Why? Because compared to many other countries, they may more commonly have proxy wars, or civil wars, but Taiwan’s situation will affect surrounding countries.
The reason why China truly wants Taiwan is not what they claim, on the basis of historical principle. Because if you look at Chinese history, the amount of land they have ceded to surrounding countries, such as Russia, surpasses Taiwan in size. But Taiwan is more significant because it represents a way for China to get into the Pacific. China is a country with limited territory, but Chinese expansionism as a product of nationalism is real, this carried out on the basis of a claimed 5,000 years of history and retribution on newer, western countries.

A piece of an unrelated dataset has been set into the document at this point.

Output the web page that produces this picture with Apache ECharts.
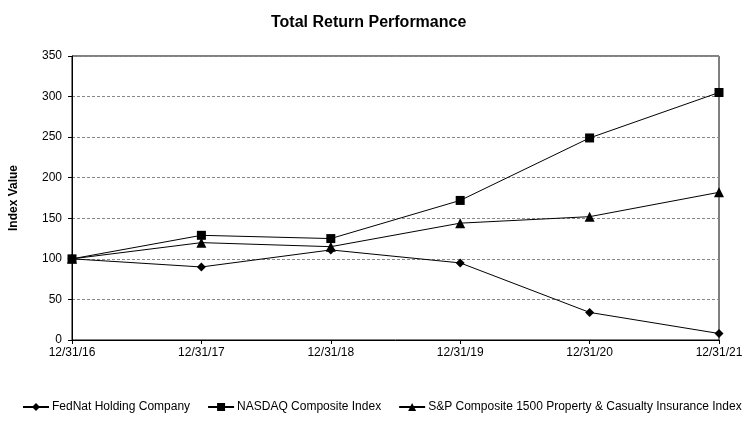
<!DOCTYPE html>
<html><head><meta charset="utf-8">
<script src="https://cdn.jsdelivr.net/npm/echarts@6/dist/echarts.min.js"></script>
<style>html,body{margin:0;padding:0;background:#fff}#c{width:754px;height:427px}</style>
</head><body><div id="c"></div>
<script>
const categories = ['12/31/16','12/31/17','12/31/18','12/31/19','12/31/20','12/31/21'];
const fednat = [100, 90, 111, 95, 34, 8];
const nasdaq = [100, 129, 125, 172, 249, 305];
const spPC = [100, 120, 115, 144, 152, 182];
const yTicks = [0, 50, 100, 150, 200, 250, 300, 350];

const font = 'Liberation Sans, Arial, sans-serif';
const chart = echarts.init(document.getElementById('c'), null, {renderer: 'canvas'});
function mk(name, data, symbol, size) {
  return {
    name, type: 'line', data, symbol, symbolSize: size,
    lineStyle: {color: '#000', width: 1},
    itemStyle: {color: '#000'},
    animation: false
  };
}
chart.setOption({
  animation: false,
  title: {
    text: 'Total Return Performance', left: 266, top: 10,
    textStyle: {fontFamily: font, fontWeight: 'bold', fontSize: 16, color: '#000'}
  },
  grid: {left: 71, right: 35, top: 56, bottom: 87, show: true, borderColor: '#000', borderWidth: 1},
  legend: {
    top: 401, left: 22, width: 740, itemWidth: 26, itemHeight: 10, itemGap: 17,
    padding: 0,
    textStyle: {fontFamily: font, fontSize: 12, color: '#000', padding: [0, 0, 0, -2]},
    data: ['FedNat Holding Company', 'NASDAQ Composite Index', 'S&P Composite 1500 Property & Casualty Insurance Index']
  },
  xAxis: {
    type: 'category', data: categories, boundaryGap: false,
    axisLine: {lineStyle: {color: '#000', width: 1}},
    axisTick: {show: true, inside: false, length: 4, lineStyle: {color: '#000'}},
    axisLabel: {fontFamily: font, fontSize: 12, color: '#000', margin: 7, showMaxLabel: true, showMinLabel: true},
    splitLine: {show: false}
  },
  yAxis: {
    type: 'value', min: 0, max: 350, interval: 50,
    name: 'Index Value', nameLocation: 'middle', nameGap: 52, nameRotate: 90,
    nameTextStyle: {fontFamily: font, fontWeight: 'bold', fontSize: 12, color: '#000'},
    axisLine: {show: true, lineStyle: {color: '#000', width: 1}},
    axisTick: {show: true, length: 4, lineStyle: {color: '#000'}},
    axisLabel: {fontFamily: font, fontSize: 12, color: '#000', margin: 10,
      formatter: v => yTicks.includes(v) ? String(v) : ''},
    splitLine: {show: true, lineStyle: {color: '#888', type: [3, 2], width: 1}}
  },
  series: [
    mk('FedNat Holding Company', fednat, 'diamond', 9),
    mk('NASDAQ Composite Index', nasdaq, 'rect', 9),
    mk('S&P Composite 1500 Property & Casualty Insurance Index', spPC, 'triangle', 10)
  ]
});
</script></body></html>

China possesses a strong hate towards surrounding countries, especially Japan. This hate is deep enough that they produce films, television dramas, and textbooks about this, which Chinese are taught from young to when they are old. This is hard to imagine. The two currently are not fighting a war and they have even established relations, but their hate is large enough that they produce films and television dramas about this, and thick books about this.
China is the largest one-party state in the world. With strengthening identity in taiwan, this could lead the two into conflict, which will lead to a war which affects surrounding countries.
How do we prevent this, much less prevent this from expanding into a world war? I feel that this is something people need to be concerned with, whether with regards to possible conflict over the South China Seas, with Japan, Taiwan, or India. So long as China remains a one-party state, this could lead to world war. We can see from history that this is an important factor for the outbreak of world wars. One party states engage in war to distract from internal issues, displaced onto surrounding nations, using nationalism to pacify internal contradictions, and displace this onto international conflict.
I believe that international readers, as well as Taiwanese readers, need to take care of this. If one day, Taiwan’s leader and China’s leader are entangled in a conflict, and pressure from society is not sufficient to block such actions, this could lead to world war.